Saturday, August 04, 2007

Implementing Comments + A Lightweight CMS Data Format

So I followed Lee's suggestion from my last article, and had a look at the Tim Bray article on implementing a non-database post comment system. This describes a file-based approach with three folders where comment fragments live: incoming, rejected, and accepted.

My initial reaction was that this is massive overkill for the task. On further reflection I have come to the same conclusion. :-)

Instead I think I might write all of the contents for a given post to a single file. Since editing and deletion of comments will be uncommon activities, contention should not be an issue. Maybe you wouldn't want to run Slashdot on such a system but it should do for any normal volume use.

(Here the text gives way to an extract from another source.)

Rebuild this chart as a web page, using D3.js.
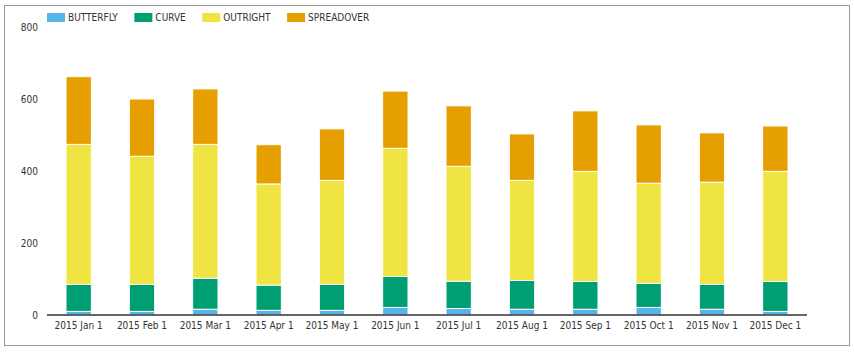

When a reader contributes a comment it'll be threaded in the appropriate physical place in the file, but marked with the status "incoming". This action might optionally send the editor an email. An editorial function will be available to view all such comments. They can be "approved" or "rejected", the status marked accordingly. When the article is built for output to normal (non-editor) readers, only approved posts will be gathered.

Physically, comments will be stored like this, using my previous file example:

I'd rather have 30 comments in a single file, regardless of their status, than to have them in 30 different files scattered over three folders.

As far as formatting goes, I followed up on Helge's recommendation for YAML. Believe it or not, this looked too heavyweight for me... may as well use XML. But if you do need a pure-Python YAML implementation get PyYAML. If you prefer a wrapper around the C library for same, use PySyck, which provides Windows binaries.

A much simpler format is JSON which provides only two data structures: lists and dictionaries. But that's enough for pretty well anything I can think of. It is minimal, well-formed, readable and open. Not to mention the parsers are about a thousand times simpler and a hundred times faster than those for XML. (Yes, I am picking these numbers out of thin air.)

This comparison of the Python implementations reveals that Python-cjson is way fast but demjson is more tolerant of edge cases. The latter should be fine for the relatively small data payloads I'm needing, and has the benefit of being a pure-Python implementation.

So it looks like I'm heading down the rosy JSON path. I still reserve the right to use XML in the content of the JSON data structures. We'll see if that is necessary.